----- DATA SEGMENT -----

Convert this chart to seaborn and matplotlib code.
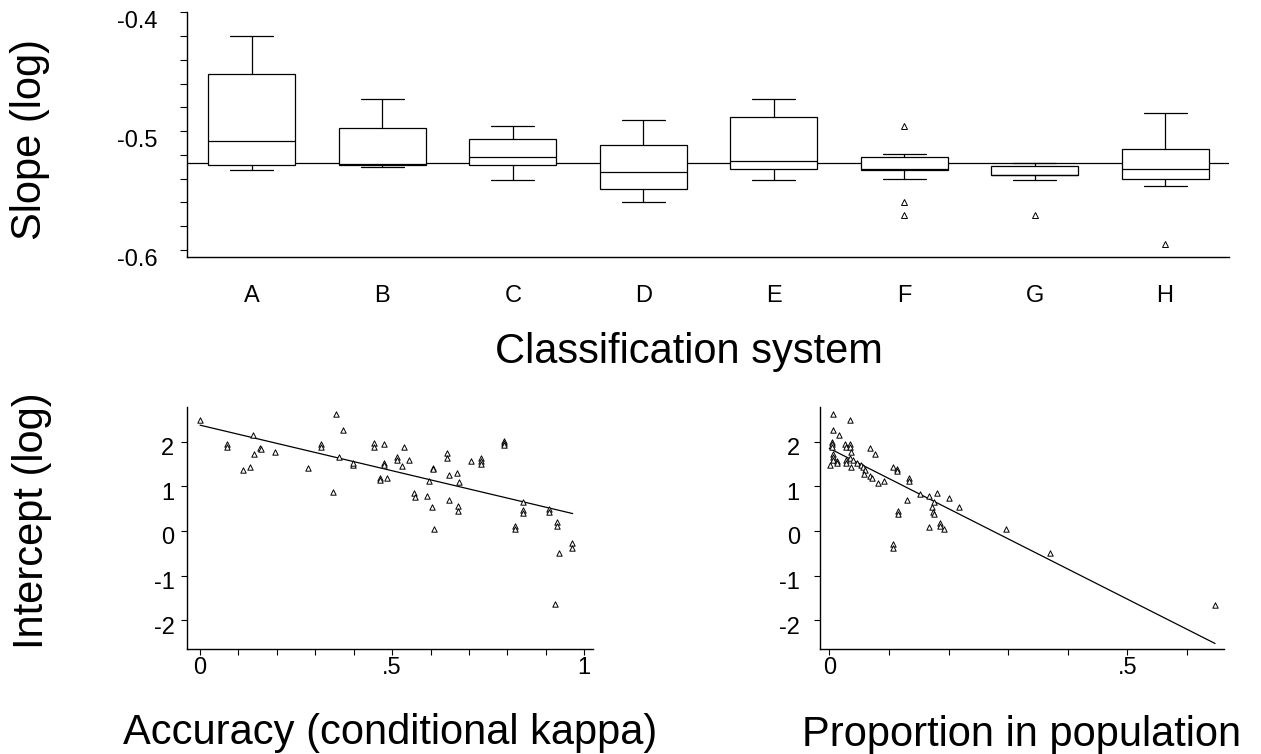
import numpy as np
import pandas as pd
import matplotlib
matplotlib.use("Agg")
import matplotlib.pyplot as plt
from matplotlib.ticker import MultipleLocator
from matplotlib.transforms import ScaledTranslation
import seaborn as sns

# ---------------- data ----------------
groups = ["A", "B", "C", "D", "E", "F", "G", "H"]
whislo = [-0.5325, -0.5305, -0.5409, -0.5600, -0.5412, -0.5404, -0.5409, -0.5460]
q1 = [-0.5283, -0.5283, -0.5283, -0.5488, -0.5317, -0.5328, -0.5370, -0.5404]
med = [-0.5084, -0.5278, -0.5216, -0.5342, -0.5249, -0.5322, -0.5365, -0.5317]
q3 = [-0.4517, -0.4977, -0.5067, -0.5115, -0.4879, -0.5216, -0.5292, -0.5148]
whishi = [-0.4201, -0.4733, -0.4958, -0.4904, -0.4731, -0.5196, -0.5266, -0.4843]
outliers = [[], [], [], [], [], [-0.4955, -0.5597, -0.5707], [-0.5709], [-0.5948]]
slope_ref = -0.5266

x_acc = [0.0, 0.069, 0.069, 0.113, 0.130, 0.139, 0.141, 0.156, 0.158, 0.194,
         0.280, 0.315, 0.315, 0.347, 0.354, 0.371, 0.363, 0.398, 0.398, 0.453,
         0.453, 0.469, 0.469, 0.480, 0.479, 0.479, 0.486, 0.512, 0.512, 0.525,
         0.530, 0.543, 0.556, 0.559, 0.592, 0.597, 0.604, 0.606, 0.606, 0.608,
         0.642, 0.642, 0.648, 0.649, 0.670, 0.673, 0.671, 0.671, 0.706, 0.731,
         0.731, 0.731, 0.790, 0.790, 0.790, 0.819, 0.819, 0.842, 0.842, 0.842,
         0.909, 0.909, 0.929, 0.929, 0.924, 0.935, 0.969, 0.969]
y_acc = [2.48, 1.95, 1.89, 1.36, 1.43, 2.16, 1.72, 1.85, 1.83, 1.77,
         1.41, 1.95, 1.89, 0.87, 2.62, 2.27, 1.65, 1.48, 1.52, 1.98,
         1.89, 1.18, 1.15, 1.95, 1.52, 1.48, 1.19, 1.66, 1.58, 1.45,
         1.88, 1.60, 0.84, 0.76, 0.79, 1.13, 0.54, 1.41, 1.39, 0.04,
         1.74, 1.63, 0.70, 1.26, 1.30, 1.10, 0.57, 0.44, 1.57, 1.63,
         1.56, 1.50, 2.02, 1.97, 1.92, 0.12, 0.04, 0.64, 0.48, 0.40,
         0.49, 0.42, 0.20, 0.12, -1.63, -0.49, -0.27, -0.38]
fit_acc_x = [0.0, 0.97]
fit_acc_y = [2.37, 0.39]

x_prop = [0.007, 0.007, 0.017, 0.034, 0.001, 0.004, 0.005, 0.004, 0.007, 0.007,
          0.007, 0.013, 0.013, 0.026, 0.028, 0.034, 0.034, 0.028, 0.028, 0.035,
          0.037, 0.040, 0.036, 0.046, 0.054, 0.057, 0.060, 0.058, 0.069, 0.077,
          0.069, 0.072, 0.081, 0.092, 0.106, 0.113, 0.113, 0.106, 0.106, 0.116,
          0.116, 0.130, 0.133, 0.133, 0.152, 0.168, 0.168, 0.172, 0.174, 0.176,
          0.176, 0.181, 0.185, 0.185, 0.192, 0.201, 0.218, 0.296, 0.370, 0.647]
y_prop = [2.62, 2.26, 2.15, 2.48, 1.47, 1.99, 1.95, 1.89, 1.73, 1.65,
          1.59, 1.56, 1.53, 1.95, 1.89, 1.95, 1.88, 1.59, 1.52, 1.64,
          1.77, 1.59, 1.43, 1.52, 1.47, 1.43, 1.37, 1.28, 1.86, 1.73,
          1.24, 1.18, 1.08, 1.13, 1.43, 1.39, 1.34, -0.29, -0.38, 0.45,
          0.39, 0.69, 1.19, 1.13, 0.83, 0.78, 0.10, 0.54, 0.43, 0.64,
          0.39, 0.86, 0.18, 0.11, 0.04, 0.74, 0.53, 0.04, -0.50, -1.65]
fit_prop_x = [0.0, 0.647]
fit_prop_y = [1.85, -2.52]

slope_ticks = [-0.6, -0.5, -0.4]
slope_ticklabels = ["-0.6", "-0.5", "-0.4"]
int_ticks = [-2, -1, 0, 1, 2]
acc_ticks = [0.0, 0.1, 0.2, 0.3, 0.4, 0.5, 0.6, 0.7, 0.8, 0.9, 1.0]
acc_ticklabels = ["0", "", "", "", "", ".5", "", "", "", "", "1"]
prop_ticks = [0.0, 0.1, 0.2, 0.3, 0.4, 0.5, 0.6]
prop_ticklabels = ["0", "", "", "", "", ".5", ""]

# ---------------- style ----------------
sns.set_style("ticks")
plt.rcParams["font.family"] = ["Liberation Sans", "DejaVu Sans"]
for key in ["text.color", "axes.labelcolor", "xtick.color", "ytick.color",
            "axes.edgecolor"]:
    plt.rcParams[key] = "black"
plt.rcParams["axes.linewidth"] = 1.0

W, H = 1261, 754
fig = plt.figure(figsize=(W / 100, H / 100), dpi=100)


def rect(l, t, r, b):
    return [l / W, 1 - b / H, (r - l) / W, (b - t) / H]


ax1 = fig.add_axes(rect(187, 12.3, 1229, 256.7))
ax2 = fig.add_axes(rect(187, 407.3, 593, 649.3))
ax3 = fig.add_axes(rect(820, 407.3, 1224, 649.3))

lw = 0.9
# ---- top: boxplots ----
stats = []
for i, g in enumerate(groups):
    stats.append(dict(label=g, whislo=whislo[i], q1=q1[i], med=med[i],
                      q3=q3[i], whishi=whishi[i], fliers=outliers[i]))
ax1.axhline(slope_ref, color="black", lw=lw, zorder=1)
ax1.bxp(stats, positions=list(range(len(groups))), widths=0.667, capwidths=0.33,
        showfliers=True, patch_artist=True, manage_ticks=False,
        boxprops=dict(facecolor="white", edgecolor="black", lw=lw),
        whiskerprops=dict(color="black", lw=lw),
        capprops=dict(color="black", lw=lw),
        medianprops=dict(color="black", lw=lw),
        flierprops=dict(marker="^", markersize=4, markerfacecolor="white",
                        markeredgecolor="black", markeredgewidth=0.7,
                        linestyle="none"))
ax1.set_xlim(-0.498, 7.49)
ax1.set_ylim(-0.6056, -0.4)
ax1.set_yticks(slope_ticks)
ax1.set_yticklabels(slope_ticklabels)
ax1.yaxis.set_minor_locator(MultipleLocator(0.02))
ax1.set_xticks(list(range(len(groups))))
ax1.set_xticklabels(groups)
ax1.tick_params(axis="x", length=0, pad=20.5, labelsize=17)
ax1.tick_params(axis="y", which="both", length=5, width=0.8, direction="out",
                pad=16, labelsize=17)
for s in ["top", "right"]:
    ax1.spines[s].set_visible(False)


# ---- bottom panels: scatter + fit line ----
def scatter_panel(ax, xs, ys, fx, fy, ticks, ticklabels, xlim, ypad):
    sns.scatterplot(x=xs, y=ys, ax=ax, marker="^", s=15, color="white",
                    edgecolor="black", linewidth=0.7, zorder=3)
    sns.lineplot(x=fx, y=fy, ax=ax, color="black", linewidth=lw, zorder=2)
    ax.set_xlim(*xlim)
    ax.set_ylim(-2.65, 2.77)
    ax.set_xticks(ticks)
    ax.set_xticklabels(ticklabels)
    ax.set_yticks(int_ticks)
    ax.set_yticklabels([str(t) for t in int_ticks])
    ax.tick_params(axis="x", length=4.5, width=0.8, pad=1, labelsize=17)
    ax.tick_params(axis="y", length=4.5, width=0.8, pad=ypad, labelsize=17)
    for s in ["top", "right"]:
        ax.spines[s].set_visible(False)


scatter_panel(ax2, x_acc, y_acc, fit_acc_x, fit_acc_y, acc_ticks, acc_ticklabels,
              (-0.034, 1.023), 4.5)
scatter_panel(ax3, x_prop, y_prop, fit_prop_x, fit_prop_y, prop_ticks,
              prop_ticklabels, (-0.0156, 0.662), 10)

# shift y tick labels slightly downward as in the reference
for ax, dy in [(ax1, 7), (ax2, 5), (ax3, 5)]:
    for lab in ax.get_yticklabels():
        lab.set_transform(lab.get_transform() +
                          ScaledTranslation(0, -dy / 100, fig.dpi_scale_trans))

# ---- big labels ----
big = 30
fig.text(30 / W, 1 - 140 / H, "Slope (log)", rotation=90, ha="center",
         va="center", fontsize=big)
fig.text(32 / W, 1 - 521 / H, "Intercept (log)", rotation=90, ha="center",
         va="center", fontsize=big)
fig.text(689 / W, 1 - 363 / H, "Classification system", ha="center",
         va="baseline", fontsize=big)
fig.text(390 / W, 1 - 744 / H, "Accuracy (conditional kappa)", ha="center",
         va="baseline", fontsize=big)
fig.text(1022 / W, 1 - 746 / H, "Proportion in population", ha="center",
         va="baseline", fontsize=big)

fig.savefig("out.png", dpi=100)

-----

Could the lines from the top of the material through the line with "import seaborn as sns" be repeated exactly, pictures left out?

» **ANSWER TO THIS PROBLEM**:
Convert this chart to seaborn and matplotlib code.
import numpy as np
import pandas as pd
import matplotlib
matplotlib.use("Agg")
import matplotlib.pyplot as plt
from matplotlib.ticker import MultipleLocator
from matplotlib.transforms import ScaledTranslation
import seaborn as sns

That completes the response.